_SET PROBLEM_: Make an exact transcription of the material, leaving out all images.

** begin PROVIDED DATA **

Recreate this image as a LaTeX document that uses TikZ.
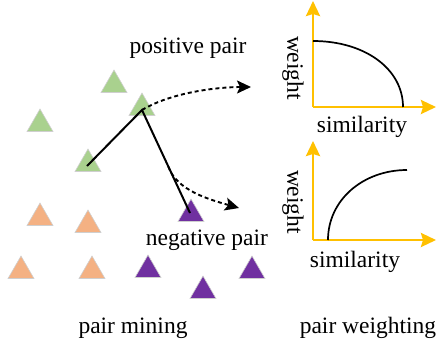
\documentclass[tikz,border=0pt]{standalone}
\usepackage{fontspec}
\setmainfont{Liberation Serif}
\usetikzlibrary{shapes.geometric,arrows.meta,calc}
\definecolor{tgreen}{HTML}{A9D18E}
\definecolor{torange}{HTML}{F4B183}
\definecolor{tpurple}{HTML}{7030A0}
\definecolor{taxis}{HTML}{FFC000}
\definecolor{tborder}{HTML}{CFCFCF}
\tikzset{
  tri/.style={regular polygon, regular polygon sides=3, minimum size=30pt, inner sep=0pt, draw=tborder, line width=0.6pt},
  gtri/.style={tri, fill=tgreen},
  otri/.style={tri, fill=torange},
  ptri/.style={tri, fill=tpurple},
  lbl/.style={inner sep=0pt, font=\rmfamily\fontsize{23.5}{28}\selectfont},
  axis/.style={draw=taxis, line width=2.6pt, -{Stealth[length=15pt,width=14pt,inset=2pt]}},
  curve/.style={line width=1.7pt},
  pairline/.style={line width=2pt, line join=miter},
  dasharrow/.style={line width=1.9pt, dash pattern=on 4pt off 3pt, -{Stealth[length=14pt,width=13pt,inset=3pt]}}
}
\begin{document}
\begin{tikzpicture}[x=1pt,y=-1pt]
\useasboundingbox (0,0) rectangle (440,349);
% triangles
\node[gtri] (g1) at (114,85) {};
\node[gtri] (g2) at (142,108) {};
\node[gtri] (g3) at (40,124) {};
\node[gtri] (g4) at (88,164) {};
\node[otri] (o1) at (40,218) {};
\node[otri] (o2) at (88,225) {};
\node[ptri] (p1) at (191,214) {};
\node[otri] (o3) at (21,271) {};
\node[otri] (o4) at (92,271) {};
\node[ptri] (p2) at (148,270) {};
\node[ptri] (p3) at (203,291) {};
\node[ptri] (p4) at (252,271) {};
% pair lines
\coordinate (a) at (87,166);
\coordinate (b) at (142,110);
\coordinate (c) at (190,213);
\draw[pairline] (a) -- (b) -- (c);
\coordinate (m) at ($(b)!0.55!(c)$);
\coordinate (e1) at (251,87);
\coordinate (e2) at (239,208);
\draw[dasharrow] (b) .. controls +(30,-18) and +(-32,0) .. (e1);
\draw[dasharrow] (m) .. controls +(8,24) and +(-28,-8) .. (e2);
% labels
\node[lbl] (pos) at (188,48) {positive pair};
\node[lbl] (neg) at (207,240) {negative pair};
\node[lbl] (mine) at (133,328) {pair mining};
\node[lbl] (wgt) at (368,328) {pair weighting};
% top chart
\coordinate (o1c) at (313,107);
\coordinate (y1) at (313,1);
\coordinate (x1) at (436,107);
\draw[axis] (o1c) -- (y1);
\draw[axis] (o1c) -- (x1);
\coordinate (c1s) at (313,41);
\coordinate (c1e) at (403,107);
\draw[curve] (c1s) .. controls +(52,0) and +(0,-38) .. (c1e);
\node[lbl, rotate=-90] (w1) at (293,68) {weight};
\node[lbl] (s1) at (362,127) {similarity};
% bottom chart
\coordinate (o2c) at (313,240);
\coordinate (y2) at (313,141);
\coordinate (x2) at (436,240);
\draw[axis] (o2c) -- (y2);
\draw[axis] (o2c) -- (x2);
\coordinate (c2s) at (328,240);
\coordinate (c2e) at (407,170);
\draw[curve] (c2s) .. controls +(0,-40) and +(-44,0) .. (c2e);
\node[lbl, rotate=-90] (w2) at (293,202) {weight};
\node[lbl] (s2) at (355,262) {similarity};
\end{tikzpicture}
\end{document}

** end PROVIDED DATA **

_RESULT BELOW_:
Recreate this image as a LaTeX document that uses TikZ.
\documentclass[tikz,border=0pt]{standalone}
\usepackage{fontspec}
\setmainfont{Liberation Serif}
\usetikzlibrary{shapes.geometric,arrows.meta,calc}
\definecolor{tgreen}{HTML}{A9D18E}
\definecolor{torange}{HTML}{F4B183}
\definecolor{tpurple}{HTML}{7030A0}
\definecolor{taxis}{HTML}{FFC000}
\definecolor{tborder}{HTML}{CFCFCF}
\tikzset{
  tri/.style={regular polygon, regular polygon sides=3, minimum size=30pt, inner sep=0pt, draw=tborder, line width=0.6pt},
  gtri/.style={tri, fill=tgreen},
  otri/.style={tri, fill=torange},
  ptri/.style={tri, fill=tpurple},
  lbl/.style={inner sep=0pt, font=\rmfamily\fontsize{23.5}{28}\selectfont},
  axis/.style={draw=taxis, line width=2.6pt, -{Stealth[length=15pt,width=14pt,inset=2pt]}},
  curve/.style={line width=1.7pt},
  pairline/.style={line width=2pt, line join=miter},
  dasharrow/.style={line width=1.9pt, dash pattern=on 4pt off 3pt, -{Stealth[length=14pt,width=13pt,inset=3pt]}}
}
\begin{document}
\begin{tikzpicture}[x=1pt,y=-1pt]
\useasboundingbox (0,0) rectangle (440,349);
% triangles
\node[gtri] (g1) at (114,85) {};
\node[gtri] (g2) at (142,108) {};
\node[gtri] (g3) at (40,124) {};
\node[gtri] (g4) at (88,164) {};
\node[otri] (o1) at (40,218) {};
\node[otri] (o2) at (88,225) {};
\node[ptri] (p1) at (191,214) {};
\node[otri] (o3) at (21,271) {};
\node[otri] (o4) at (92,271) {};
\node[ptri] (p2) at (148,270) {};
\node[ptri] (p3) at (203,291) {};
\node[ptri] (p4) at (252,271) {};
% pair lines
\coordinate (a) at (87,166);
\coordinate (b) at (142,110);
\coordinate (c) at (190,213);
\draw[pairline] (a) -- (b) -- (c);
\coordinate (m) at ($(b)!0.55!(c)$);
\coordinate (e1) at (251,87);
\coordinate (e2) at (239,208);
\draw[dasharrow] (b) .. controls +(30,-18) and +(-32,0) .. (e1);
\draw[dasharrow] (m) .. controls +(8,24) and +(-28,-8) .. (e2);
% labels
\node[lbl] (pos) at (188,48) {positive pair};
\node[lbl] (neg) at (207,240) {negative pair};
\node[lbl] (mine) at (133,328) {pair mining};
\node[lbl] (wgt) at (368,328) {pair weighting};
% top chart
\coordinate (o1c) at (313,107);
\coordinate (y1) at (313,1);
\coordinate (x1) at (436,107);
\draw[axis] (o1c) -- (y1);
\draw[axis] (o1c) -- (x1);
\coordinate (c1s) at (313,41);
\coordinate (c1e) at (403,107);
\draw[curve] (c1s) .. controls +(52,0) and +(0,-38) .. (c1e);
\node[lbl, rotate=-90] (w1) at (293,68) {weight};
\node[lbl] (s1) at (362,127) {similarity};
% bottom chart
\coordinate (o2c) at (313,240);
\coordinate (y2) at (313,141);
\coordinate (x2) at (436,240);
\draw[axis] (o2c) -- (y2);
\draw[axis] (o2c) -- (x2);
\coordinate (c2s) at (328,240);
\coordinate (c2e) at (407,170);
\draw[curve] (c2s) .. controls +(0,-40) and +(-44,0) .. (c2e);
\node[lbl, rotate=-90] (w2) at (293,202) {weight};
\node[lbl] (s2) at (355,262) {similarity};
\end{tikzpicture}
\end{document}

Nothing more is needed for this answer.